## Instructions to follow
Drop the pictures, then extract the listing word for word.
>> Start Data lines
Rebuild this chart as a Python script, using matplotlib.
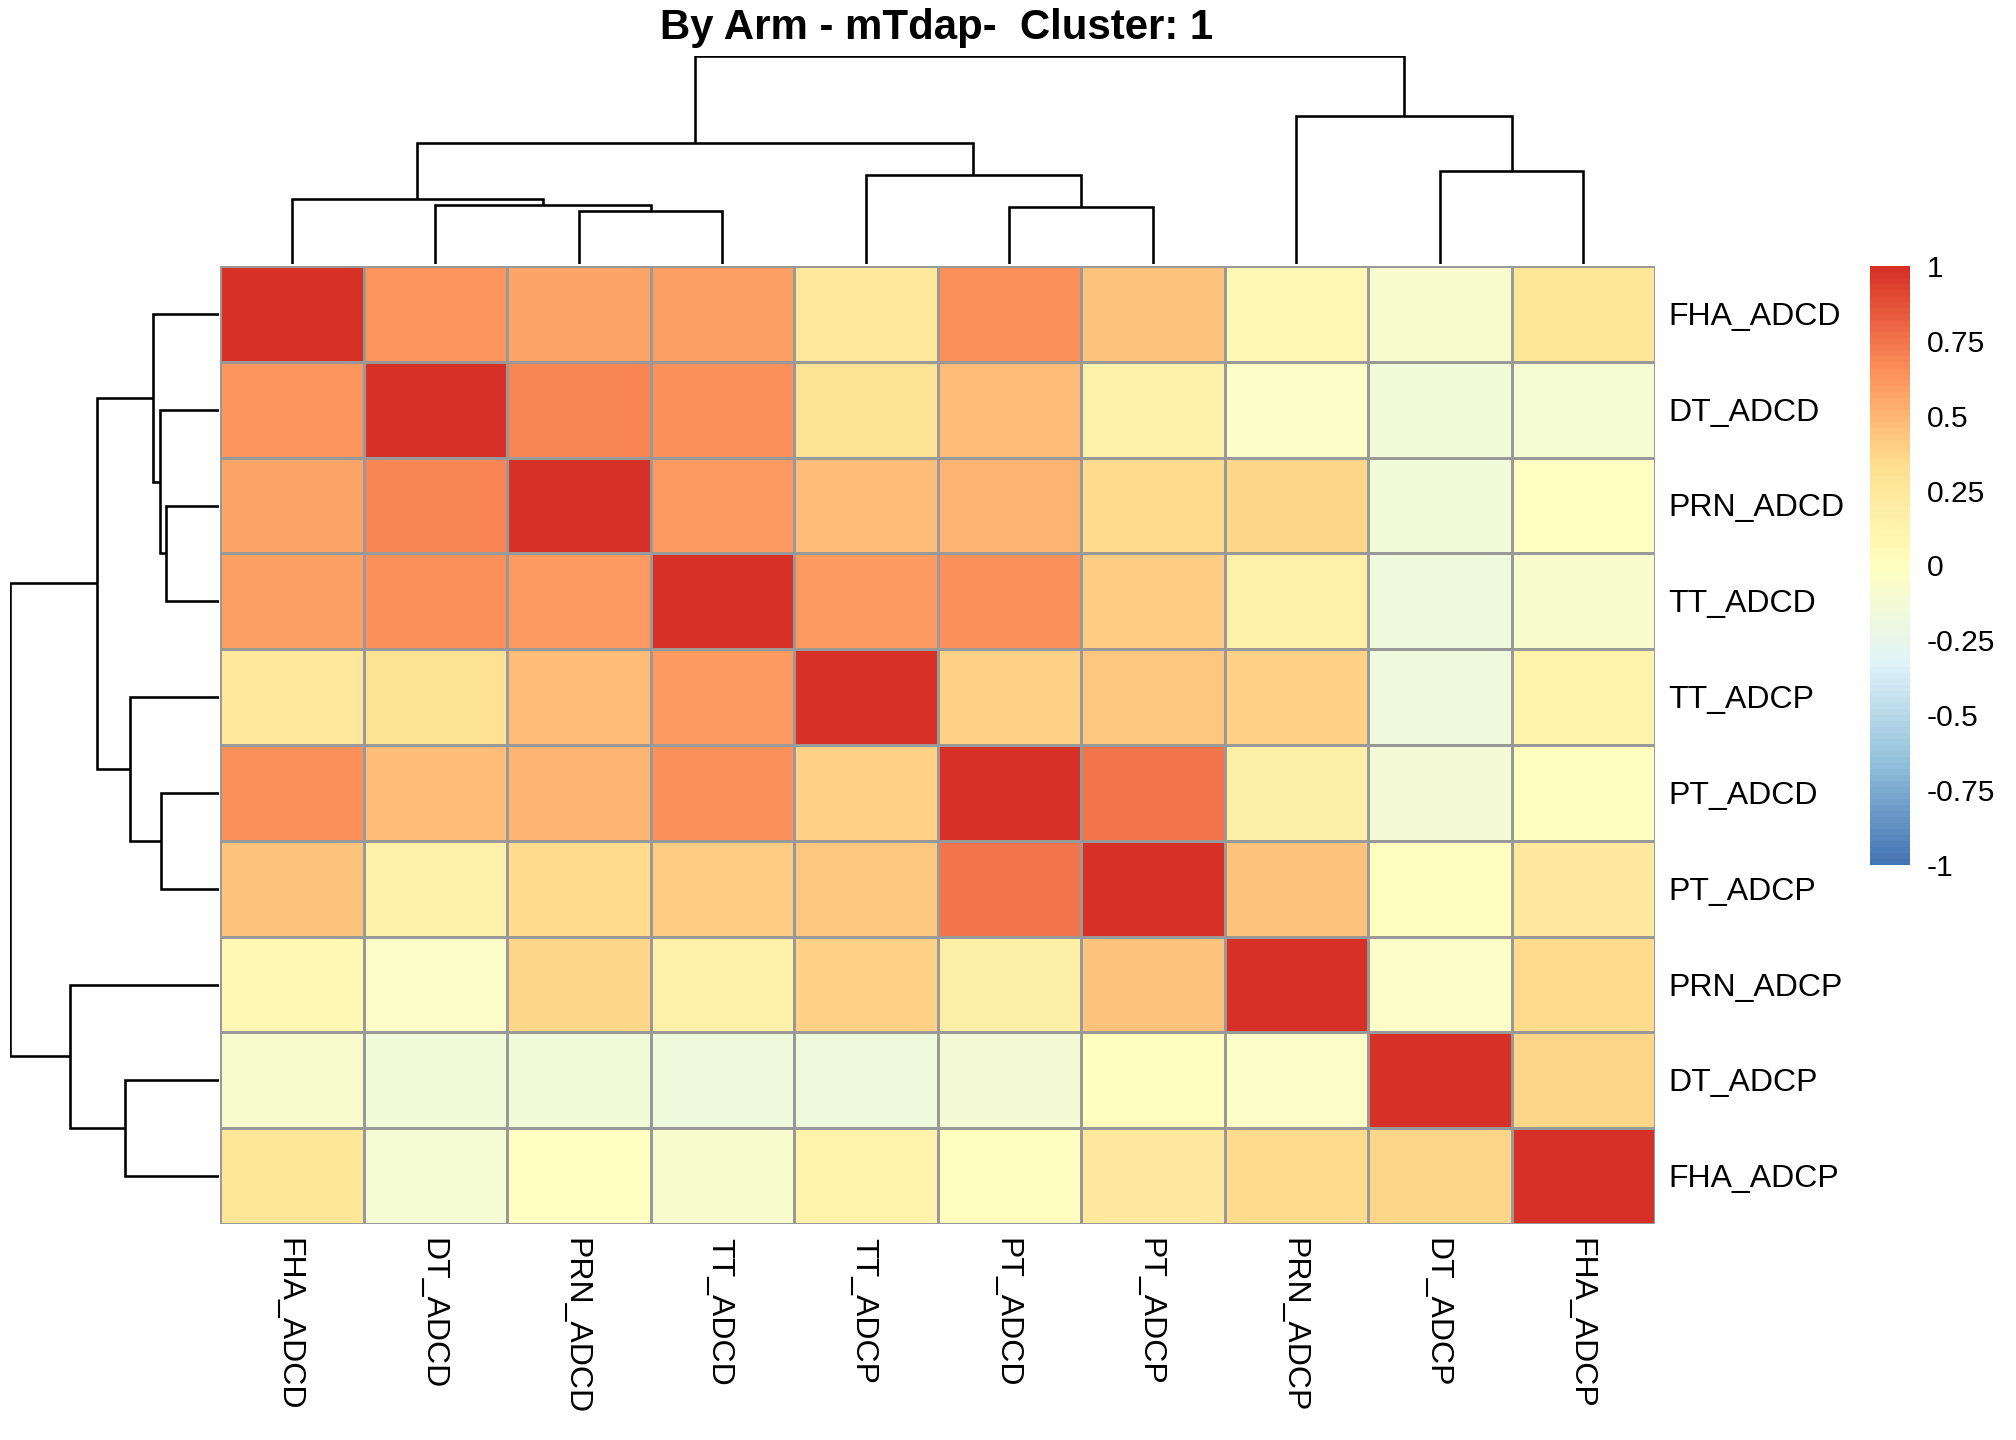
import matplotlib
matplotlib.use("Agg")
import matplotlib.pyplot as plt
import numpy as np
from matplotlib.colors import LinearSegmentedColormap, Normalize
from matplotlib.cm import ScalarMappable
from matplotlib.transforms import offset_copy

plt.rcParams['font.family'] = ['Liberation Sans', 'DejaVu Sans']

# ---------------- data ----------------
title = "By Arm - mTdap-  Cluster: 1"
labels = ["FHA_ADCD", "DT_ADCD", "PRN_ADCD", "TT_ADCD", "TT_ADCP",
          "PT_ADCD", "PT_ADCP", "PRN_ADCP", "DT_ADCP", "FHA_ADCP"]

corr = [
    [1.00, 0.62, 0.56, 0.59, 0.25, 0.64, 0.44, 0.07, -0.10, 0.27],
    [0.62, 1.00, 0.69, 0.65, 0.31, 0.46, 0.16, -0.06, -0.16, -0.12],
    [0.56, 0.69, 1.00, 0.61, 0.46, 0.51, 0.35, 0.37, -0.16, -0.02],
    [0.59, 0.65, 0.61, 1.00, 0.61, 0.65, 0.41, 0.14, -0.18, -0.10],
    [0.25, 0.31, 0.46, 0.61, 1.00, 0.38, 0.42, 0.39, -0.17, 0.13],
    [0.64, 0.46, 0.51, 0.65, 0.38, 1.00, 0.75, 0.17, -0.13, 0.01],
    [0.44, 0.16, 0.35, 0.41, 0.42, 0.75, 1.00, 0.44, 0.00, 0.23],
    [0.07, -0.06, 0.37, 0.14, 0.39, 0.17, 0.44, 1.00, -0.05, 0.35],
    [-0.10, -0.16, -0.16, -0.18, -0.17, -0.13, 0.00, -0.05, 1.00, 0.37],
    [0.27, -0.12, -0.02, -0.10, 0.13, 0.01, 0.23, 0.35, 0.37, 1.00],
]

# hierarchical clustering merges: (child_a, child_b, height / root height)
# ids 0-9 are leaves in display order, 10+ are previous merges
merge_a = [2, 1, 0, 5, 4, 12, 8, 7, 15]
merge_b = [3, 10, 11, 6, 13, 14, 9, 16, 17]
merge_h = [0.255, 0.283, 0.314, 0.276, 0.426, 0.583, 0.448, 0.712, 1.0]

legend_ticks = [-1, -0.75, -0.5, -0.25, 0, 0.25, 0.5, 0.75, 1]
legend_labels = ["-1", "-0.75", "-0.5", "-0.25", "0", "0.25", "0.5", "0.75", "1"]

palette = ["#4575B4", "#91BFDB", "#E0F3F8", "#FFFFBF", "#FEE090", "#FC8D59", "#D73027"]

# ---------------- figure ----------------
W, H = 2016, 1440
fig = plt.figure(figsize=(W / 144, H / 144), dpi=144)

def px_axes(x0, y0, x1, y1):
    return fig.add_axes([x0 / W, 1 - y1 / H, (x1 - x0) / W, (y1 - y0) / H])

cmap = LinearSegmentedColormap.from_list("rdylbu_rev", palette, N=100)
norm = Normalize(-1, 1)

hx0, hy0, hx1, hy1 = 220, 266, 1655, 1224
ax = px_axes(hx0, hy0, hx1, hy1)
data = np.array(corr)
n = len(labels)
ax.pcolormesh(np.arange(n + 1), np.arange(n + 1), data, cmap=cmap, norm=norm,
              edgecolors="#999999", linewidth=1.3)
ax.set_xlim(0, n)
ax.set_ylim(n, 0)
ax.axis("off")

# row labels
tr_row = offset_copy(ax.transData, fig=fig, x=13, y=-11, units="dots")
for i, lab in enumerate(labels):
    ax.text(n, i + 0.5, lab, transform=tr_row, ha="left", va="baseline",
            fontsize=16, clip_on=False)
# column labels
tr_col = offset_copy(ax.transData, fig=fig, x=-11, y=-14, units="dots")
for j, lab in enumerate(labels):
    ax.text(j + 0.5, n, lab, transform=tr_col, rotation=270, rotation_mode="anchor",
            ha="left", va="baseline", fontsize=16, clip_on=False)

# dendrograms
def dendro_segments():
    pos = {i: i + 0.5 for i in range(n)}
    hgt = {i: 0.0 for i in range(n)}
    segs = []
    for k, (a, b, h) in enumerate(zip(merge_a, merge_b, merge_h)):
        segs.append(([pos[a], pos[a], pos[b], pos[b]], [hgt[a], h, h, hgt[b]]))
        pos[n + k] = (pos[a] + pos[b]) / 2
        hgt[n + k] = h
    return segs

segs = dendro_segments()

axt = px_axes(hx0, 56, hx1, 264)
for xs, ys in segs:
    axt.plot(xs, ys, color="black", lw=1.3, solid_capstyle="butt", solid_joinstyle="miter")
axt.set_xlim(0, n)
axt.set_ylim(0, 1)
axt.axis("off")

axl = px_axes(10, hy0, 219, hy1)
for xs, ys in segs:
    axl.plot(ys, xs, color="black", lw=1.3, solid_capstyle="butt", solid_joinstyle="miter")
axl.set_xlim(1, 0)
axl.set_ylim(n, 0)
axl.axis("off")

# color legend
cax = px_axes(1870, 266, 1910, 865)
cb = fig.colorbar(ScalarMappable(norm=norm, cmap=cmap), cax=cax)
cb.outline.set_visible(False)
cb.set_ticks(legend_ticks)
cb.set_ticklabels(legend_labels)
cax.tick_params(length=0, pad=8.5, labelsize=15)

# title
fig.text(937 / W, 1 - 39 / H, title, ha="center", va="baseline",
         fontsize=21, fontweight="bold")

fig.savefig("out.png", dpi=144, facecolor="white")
>> End Data lines
## Final result
Rebuild this chart as a Python script, using matplotlib.
import matplotlib
matplotlib.use("Agg")
import matplotlib.pyplot as plt
import numpy as np
from matplotlib.colors import LinearSegmentedColormap, Normalize
from matplotlib.cm import ScalarMappable
from matplotlib.transforms import offset_copy

plt.rcParams['font.family'] = ['Liberation Sans', 'DejaVu Sans']

# ---------------- data ----------------
title = "By Arm - mTdap-  Cluster: 1"
labels = ["FHA_ADCD", "DT_ADCD", "PRN_ADCD", "TT_ADCD", "TT_ADCP",
          "PT_ADCD", "PT_ADCP", "PRN_ADCP", "DT_ADCP", "FHA_ADCP"]

corr = [
    [1.00, 0.62, 0.56, 0.59, 0.25, 0.64, 0.44, 0.07, -0.10, 0.27],
    [0.62, 1.00, 0.69, 0.65, 0.31, 0.46, 0.16, -0.06, -0.16, -0.12],
    [0.56, 0.69, 1.00, 0.61, 0.46, 0.51, 0.35, 0.37, -0.16, -0.02],
    [0.59, 0.65, 0.61, 1.00, 0.61, 0.65, 0.41, 0.14, -0.18, -0.10],
    [0.25, 0.31, 0.46, 0.61, 1.00, 0.38, 0.42, 0.39, -0.17, 0.13],
    [0.64, 0.46, 0.51, 0.65, 0.38, 1.00, 0.75, 0.17, -0.13, 0.01],
    [0.44, 0.16, 0.35, 0.41, 0.42, 0.75, 1.00, 0.44, 0.00, 0.23],
    [0.07, -0.06, 0.37, 0.14, 0.39, 0.17, 0.44, 1.00, -0.05, 0.35],
    [-0.10, -0.16, -0.16, -0.18, -0.17, -0.13, 0.00, -0.05, 1.00, 0.37],
    [0.27, -0.12, -0.02, -0.10, 0.13, 0.01, 0.23, 0.35, 0.37, 1.00],
]

# hierarchical clustering merges: (child_a, child_b, height / root height)
# ids 0-9 are leaves in display order, 10+ are previous merges
merge_a = [2, 1, 0, 5, 4, 12, 8, 7, 15]
merge_b = [3, 10, 11, 6, 13, 14, 9, 16, 17]
merge_h = [0.255, 0.283, 0.314, 0.276, 0.426, 0.583, 0.448, 0.712, 1.0]

legend_ticks = [-1, -0.75, -0.5, -0.25, 0, 0.25, 0.5, 0.75, 1]
legend_labels = ["-1", "-0.75", "-0.5", "-0.25", "0", "0.25", "0.5", "0.75", "1"]

palette = ["#4575B4", "#91BFDB", "#E0F3F8", "#FFFFBF", "#FEE090", "#FC8D59", "#D73027"]

# ---------------- figure ----------------
W, H = 2016, 1440
fig = plt.figure(figsize=(W / 144, H / 144), dpi=144)

def px_axes(x0, y0, x1, y1):
    return fig.add_axes([x0 / W, 1 - y1 / H, (x1 - x0) / W, (y1 - y0) / H])

cmap = LinearSegmentedColormap.from_list("rdylbu_rev", palette, N=100)
norm = Normalize(-1, 1)

hx0, hy0, hx1, hy1 = 220, 266, 1655, 1224
ax = px_axes(hx0, hy0, hx1, hy1)
data = np.array(corr)
n = len(labels)
ax.pcolormesh(np.arange(n + 1), np.arange(n + 1), data, cmap=cmap, norm=norm,
              edgecolors="#999999", linewidth=1.3)
ax.set_xlim(0, n)
ax.set_ylim(n, 0)
ax.axis("off")

# row labels
tr_row = offset_copy(ax.transData, fig=fig, x=13, y=-11, units="dots")
for i, lab in enumerate(labels):
    ax.text(n, i + 0.5, lab, transform=tr_row, ha="left", va="baseline",
            fontsize=16, clip_on=False)
# column labels
tr_col = offset_copy(ax.transData, fig=fig, x=-11, y=-14, units="dots")
for j, lab in enumerate(labels):
    ax.text(j + 0.5, n, lab, transform=tr_col, rotation=270, rotation_mode="anchor",
            ha="left", va="baseline", fontsize=16, clip_on=False)

# dendrograms
def dendro_segments():
    pos = {i: i + 0.5 for i in range(n)}
    hgt = {i: 0.0 for i in range(n)}
    segs = []
    for k, (a, b, h) in enumerate(zip(merge_a, merge_b, merge_h)):
        segs.append(([pos[a], pos[a], pos[b], pos[b]], [hgt[a], h, h, hgt[b]]))
        pos[n + k] = (pos[a] + pos[b]) / 2
        hgt[n + k] = h
    return segs

segs = dendro_segments()

axt = px_axes(hx0, 56, hx1, 264)
for xs, ys in segs:
    axt.plot(xs, ys, color="black", lw=1.3, solid_capstyle="butt", solid_joinstyle="miter")
axt.set_xlim(0, n)
axt.set_ylim(0, 1)
axt.axis("off")

axl = px_axes(10, hy0, 219, hy1)
for xs, ys in segs:
    axl.plot(ys, xs, color="black", lw=1.3, solid_capstyle="butt", solid_joinstyle="miter")
axl.set_xlim(1, 0)
axl.set_ylim(n, 0)
axl.axis("off")

# color legend
cax = px_axes(1870, 266, 1910, 865)
cb = fig.colorbar(ScalarMappable(norm=norm, cmap=cmap), cax=cax)
cb.outline.set_visible(False)
cb.set_ticks(legend_ticks)
cb.set_ticklabels(legend_labels)
cax.tick_params(length=0, pad=8.5, labelsize=15)

# title
fig.text(937 / W, 1 - 39 / H, title, ha="center", va="baseline",
         fontsize=21, fontweight="bold")

fig.savefig("out.png", dpi=144, facecolor="white")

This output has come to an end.